Noam Chomsky : «Liberté, démocratie et justice pour le peuple algérien»

Il est l’un des intellectuels américains les plus engagés contre la «main de fer impériale». Le philosophe, linguiste du MIT, assurément le plus écouté au monde. A 91 ans, il est le témoin «gênant» de son siècle, durant lequel il enfourchera bien des causes et dénoncera des chapelets de barbaries. Recherché, l’avis de Noam Chomsky tranche, ses théories font polémiques et ses mots comptent.

Dans un bref entretien accordé à El Watan (entretien sollicité en décembre dernier mais réalisé début mars, ndlr), il apporte son soutien franc aux luttes des Algériens pour leur autodétermination. «Le peuple algérien souffre depuis trop longtemps d’un système politique corrompu et répressif», nous écrit-il. Ce même «système algérien» qu’il dénoncera à maintes reprises, le qualifiant d’un des «plus vicieux» de la région MENA.

Un régime incubateur et exportateur net du terrorisme. Comme les Etats-Unis d’Amérique d’ailleurs, que le cérébral en rupture de ban gratifiera de l’épithète sinistre d’«Etat terroriste». Sans concession. Sans faiblesse. «La tentative du président Bouteflika et de ses associés de se (le) maintenir au pouvoir, (lui) ainsi que le système, aurait été burlesque si ce n’est les conséquences aussi graves qui vont en découler», réagit d’emblée Chomsky.

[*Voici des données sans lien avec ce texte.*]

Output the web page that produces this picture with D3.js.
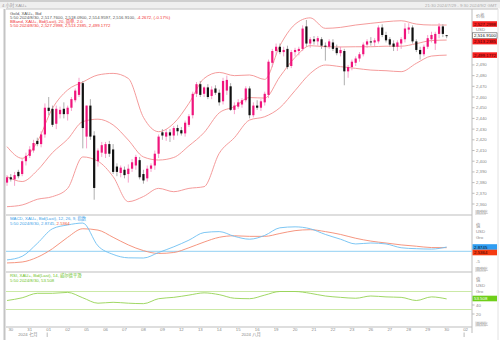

La question était de savoir ce qu’il pensait de candidature annoncée du président Bouteflika, 82 ans, pour un 5e mandat à la tête de l’Etat. Socialiste libertaire, anarchiste, Noam Chomsky se dit en admiration face à la vitalité de la société algérienne. «C’est très encourageant de constater l’accroissement, ces dernières années,(du nombre) d’organisations populaires, dynamiques, cherchant à provoquer les changements politiques, sociaux et économiques que les Algériens méritent tant.»

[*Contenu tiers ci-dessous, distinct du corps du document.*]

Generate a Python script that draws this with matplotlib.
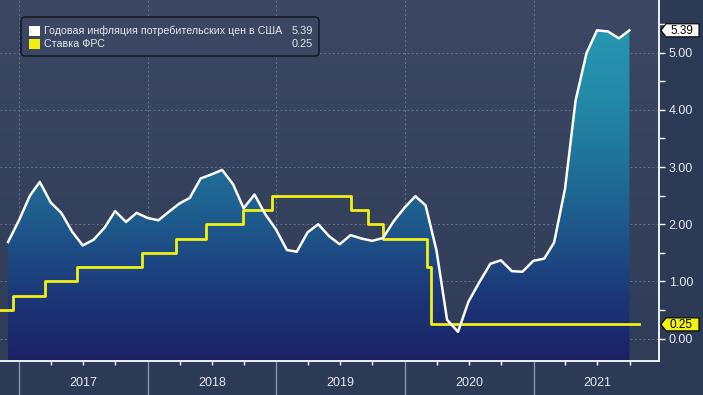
"""US CPI YoY vs Fed funds upper bound, dark terminal-style chart."""

import numpy as np
import pandas as pd
import matplotlib

matplotlib.use("Agg")
import matplotlib.pyplot as plt
import matplotlib.dates as mdates
from matplotlib.colors import LinearSegmentedColormap
from matplotlib.patches import Polygon, FancyBboxPatch, Rectangle
from matplotlib.transforms import IdentityTransform, blended_transform_factory

plt.rcParams["font.family"] = ["Liberation Sans", "DejaVu Sans"]

# --- data -----------------------------------------------------------------
cpi_first_month = "2016-11-30"
cpi_yoy = [
    1.69, 2.07,
    2.50, 2.74, 2.38, 2.20, 1.87, 1.63, 1.73, 1.94, 2.23, 2.04, 2.20, 2.11,
    2.07, 2.21, 2.36, 2.46, 2.80, 2.87, 2.95, 2.70, 2.28, 2.52, 2.18, 1.91,
    1.55, 1.52, 1.86, 2.00, 1.79, 1.65, 1.81, 1.75, 1.71, 1.76, 2.05, 2.29,
    2.49, 2.33, 1.54, 0.33, 0.12, 0.65, 0.99, 1.31, 1.37, 1.18, 1.17, 1.36,
    1.40, 1.68, 2.62, 4.16, 4.99, 5.39, 5.37, 5.25, 5.39,
]
fed_dates = [
    "2016-11-07", "2016-12-15", "2017-03-16", "2017-06-15", "2017-12-14",
    "2018-03-22", "2018-06-14", "2018-09-27", "2018-12-20", "2019-08-01",
    "2019-09-19", "2019-10-31", "2020-03-04", "2020-03-16", "2021-10-27",
]
fed_rate = [
    0.50, 0.75, 1.00, 1.25, 1.50,
    1.75, 2.00, 2.25, 2.50, 2.25,
    2.00, 1.75, 1.25, 0.25, 0.25,
]
years = [2017, 2018, 2019, 2020, 2021]
y_ticks = [0, 1, 2, 3, 4, 5]
legend_labels = ["Годовая инфляция потребительских цен в США", "Ставка ФРС"]
last_values = ["5.39", "0.25"]

# --- styling --------------------------------------------------------------
W, H = 703, 395
FIG_BG = "#2d3a55"
TEXT = "#e6e9ef"
YELLOW = "#f0f014"
GRID = "#66758f"
YMIN, YMAX = -0.39, 5.92

fig = plt.figure(figsize=(W / 100, H / 100), dpi=100, facecolor=FIG_BG)
ax = fig.add_axes([0, 34 / H, 659 / W, 361 / H])

xmin = mdates.date2num(pd.Timestamp("2016-11-07"))
xmax = mdates.date2num(pd.Timestamp("2021-12-23"))
ax.set_xlim(xmin, xmax)
ax.set_ylim(YMIN, YMAX)

# plot background gradient
bg_cmap = LinearSegmentedColormap.from_list("bg", ["#303d59", "#3b4763"])
ax.imshow(np.linspace(0, 1, 256).reshape(-1, 1), cmap=bg_cmap, origin="lower",
          extent=[xmin, xmax, YMIN, YMAX], aspect="auto", zorder=0)

cpi_dates = pd.date_range(cpi_first_month, periods=len(cpi_yoy), freq="ME")
cx = mdates.date2num(cpi_dates)
cy = np.array(cpi_yoy)

# gradient area under CPI
fill_cmap = LinearSegmentedColormap.from_list(
    "fill",
    [(0.0, "#1a2163"), (0.18, "#1c3578"), (0.46, "#1f6190"),
     (0.78, "#238aa8"), (1.0, "#2797b2")],
)
grad = ax.imshow(np.linspace(0, 1, 256).reshape(-1, 1), cmap=fill_cmap, origin="lower",
                 extent=[xmin, xmax, YMIN, 5.5], aspect="auto", zorder=1)
verts = [(cx[0], YMIN)] + list(zip(cx, cy)) + [(cx[-1], YMIN)]
clip = Polygon(verts, closed=True, transform=ax.transData, facecolor="none", edgecolor="none")
ax.add_patch(clip)
grad.set_clip_path(clip)

ax.plot(cx, cy, color="white", linewidth=1.8, zorder=4)

fx = mdates.date2num(pd.to_datetime(fed_dates))
ax.step(fx, fed_rate, where="post", color=YELLOW, linewidth=2.0, zorder=3)

# grid
for v in y_ticks:
    ax.axhline(v, color=GRID, linestyle=(0, (2, 2.5)), linewidth=0.7, zorder=0.5)
for yr in years:
    ax.axvline(mdates.date2num(pd.Timestamp(f"{yr}-01-01")), color=GRID,
               linestyle=(0, (2, 2.5)), linewidth=0.7, zorder=0.5)

# spines
for side in ("left", "top"):
    ax.spines[side].set_visible(False)
for side in ("right", "bottom"):
    ax.spines[side].set_color("white")
    ax.spines[side].set_linewidth(1.3)

# y axis on the right
ax.yaxis.tick_right()
ax.set_yticks(y_ticks)
ax.set_yticklabels([f"{v:.2f}" for v in y_ticks])
ax.set_yticks(np.arange(0.5, 5.6, 1.0), minor=True)
ax.tick_params(axis="y", which="both", length=4, width=1, color="white",
               labelcolor=TEXT, labelsize=9, pad=3)

# x axis: year separators + quarter ticks
ax.set_xticks([mdates.date2num(pd.Timestamp(f"{yr}-01-01")) for yr in years])
ax.set_xticklabels([])
ax.xaxis.set_minor_locator(mdates.MonthLocator(bymonth=[4, 7, 10]))
ax.tick_params(axis="x", which="major", length=26, width=1, color="#8b95aa")
ax.tick_params(axis="x", which="minor", length=3, width=1, color="white")
xt = blended_transform_factory(ax.transData, ax.transAxes)
for yr in years:
    mid = mdates.date2num(pd.Timestamp(f"{yr}-07-02"))
    ax.text(mid, -0.061, str(yr), transform=xt, ha="center", va="center",
            color=TEXT, fontsize=9)

# value tags on the right axis
ident = IdentityTransform()
x_spine = ax.transAxes.transform((1, 0))[0]


def draw_tag(value, label, face):
    yc = ax.transData.transform((xmin, value))[1]
    xa = x_spine + 2
    pts = [(xa, yc), (xa + 5, yc + 6.5), (xa + 38, yc + 6.5),
           (xa + 38, yc - 6.5), (xa + 5, yc - 6.5)]
    fig.add_artist(Polygon(pts, closed=True, transform=ident, facecolor=face,
                           edgecolor="black", linewidth=0.8))
    fig.text(xa + 20.5, yc - 0.5, label, transform=ident, ha="center", va="center",
             color="black", fontsize=8.5)


draw_tag(float(last_values[0]), last_values[0], "white")
draw_tag(float(last_values[1]), last_values[1], YELLOW)

# legend box
box = FancyBboxPatch((21, H - 56), 298, 39, boxstyle="round,pad=0,rounding_size=4",
                     transform=ident, facecolor="#3a4662", edgecolor="#10141f", linewidth=1.0)
fig.add_artist(box)
for i, (label, val, col) in enumerate(zip(legend_labels, last_values, ["white", YELLOW])):
    yc = H - 31 - i * 13
    fig.add_artist(Rectangle((29, yc - 5), 11, 10, transform=ident, facecolor=col,
                             edgecolor="none"))
    fig.text(44, yc, label, transform=ident, ha="left", va="center", color=TEXT, fontsize=7.7)
    fig.text(313, yc, val, transform=ident, ha="right", va="center", color=TEXT, fontsize=7.9)

fig.savefig("out.png", dpi=100, facecolor=FIG_BG)
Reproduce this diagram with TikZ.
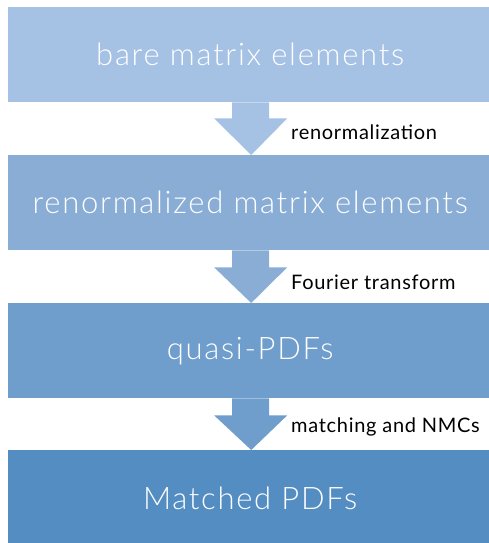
\documentclass[tikz,border=0pt]{standalone}
\usepackage{fontspec}
\setmainfont{Lato}[LetterSpace=3.5]
\newfontfamily\thinfont{Lato Light}[LetterSpace=5.5]
\usetikzlibrary{calc}
\definecolor{cA}{RGB}{165,193,228}
\definecolor{cB}{RGB}{138,173,214}
\definecolor{cC}{RGB}{111,157,204}
\definecolor{cD}{RGB}{84,141,194}
\tikzset{
  box/.style={anchor=north west, minimum width=484pt, minimum height=95pt, inner sep=0pt, text=white, font=\thinfont\fontsize{31}{36}\selectfont},
  lbl/.style={anchor=base west, inner sep=0pt, text=black, font=\fontsize{20}{23}\selectfont}
}
\begin{document}
\begin{tikzpicture}[x=1pt,y=-1pt]
\useasboundingbox (0,0) rectangle (489,543);
\clip (0,0) rectangle (489,543);
\node[box, fill=cA] (b1) at (8,7) {bare matrix elements};
\node[box, fill=cB] (b2) at (8,155) {renormalized matrix elements};
\node[box, fill=cC] (b3) at (8,303) {quasi-PDFs};
\node[box, fill=cD, minimum height=100pt] (b4) at (8,450) {\raisebox{3pt}{Matched PDFs}};
\fill[cA] ($(b1.south)+(-18,0)$) -- ++(0,16) -- ++(-18,0) -- ($(b2.north)+(1,0)$) -- ($(b1.south)+(37,16)$) -- ++(-18,0) -- ++(0,-16) -- cycle;
\fill[cB] ($(b2.south)+(-18,0)$) -- ++(0,17) -- ++(-18,0) -- ($(b3.north)+(1,0)$) -- ($(b2.south)+(37,17)$) -- ++(-18,0) -- ++(0,-17) -- cycle;
\fill[cC] ($(b3.south)+(-18,0)$) -- ++(0,17) -- ++(-18,0) -- ($(b4.north)+(1,0)$) -- ($(b3.south)+(37,17)$) -- ++(-18,0) -- ++(0,-17) -- cycle;
\node[lbl] (l1) at (291,139) {renormalization};
\node[lbl] (l2) at (291,289) {Fourier transform};
\node[lbl] (l3) at (291,432) {matching and NMCs};
\end{tikzpicture}
\end{document}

Tout comme il se dit «impressionné» par la mobilisation populaire en Algérie, en référence notamment aux imposantes manifestations des 22 février et 1er mars derniers. Les manifestations en cours dans le pays sont, d’après Chomsky, sont la «démonstration impressionnante de la lutte (du peuple algérien) pour sa liberté, la démocratie et la justice». Et «on ne peut qu’espérer que ces manifestations soient couronnées de succès. Et sans délai».

A la question de savoir si le «printemps arabe» autour duquel a fleuri toute une littérature, théories, tentative d’analyse et explication, n’avait débouché, après déboulonnage des régimes autocratiques que sur la ruine de pays entiers et l’hypothèque de leur souveraineté, Chomsk dit ne pas partager le constat. «Ça ne me semble pas être la bonne façon de voir les choses.»

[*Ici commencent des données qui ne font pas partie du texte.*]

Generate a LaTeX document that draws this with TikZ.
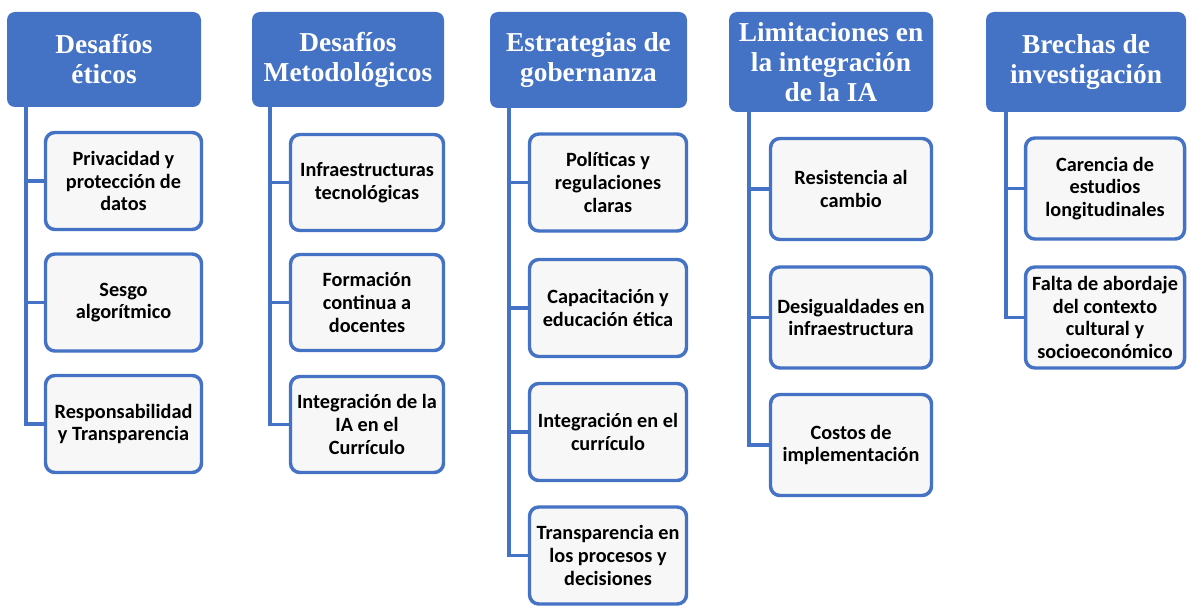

Autre question : «Quel est, d’après vous, le degré d’implication des puissances impérialistes, les USA en tête, dans la manipulation de ce processus historique (printemps arabe) et à quels objectifs répond-elle (manipulation) ? Cache-t-elle une guerre d’influence et d’hégémonie ? Contrôle des ressources ? Etc.» Réponse du philosophe : «(Implication) substantielle. Suivant les cas.» Venezuela. Un pays sous un déluge impérialiste.

Monsieur Chomsky a signé récemment, avec une palette d’intellectuels, une lettre ouverte, dénonçant l’interventionnisme et la politique du «va-t-en guerre» des Etats-Unis et de l’administration Trump au Venezuela. «Qu’est-ce qui justifierait, selon vous, cette énième guerre contre un Etat et un peuple souverain ?»

«Les Etats-Unis sont en guerre avec le Venezuela depuis pratiquement le jour où Chavez a pris le pouvoir», rappelle le militant, allant jusqu’à «soutenir ouvertement et fièrement un coup d’Etat militaire» contre le président Maduro. Lequel coup d’Etat est «prestement mis en échec pour un soulèvement populaire». «La guerre livrée au Venezuela, à son peuple, conclut-il, peut s’expliquer par l’impérialisme et la haine de classe, mais elle ne demeure pas moins une guerre non justifiée.»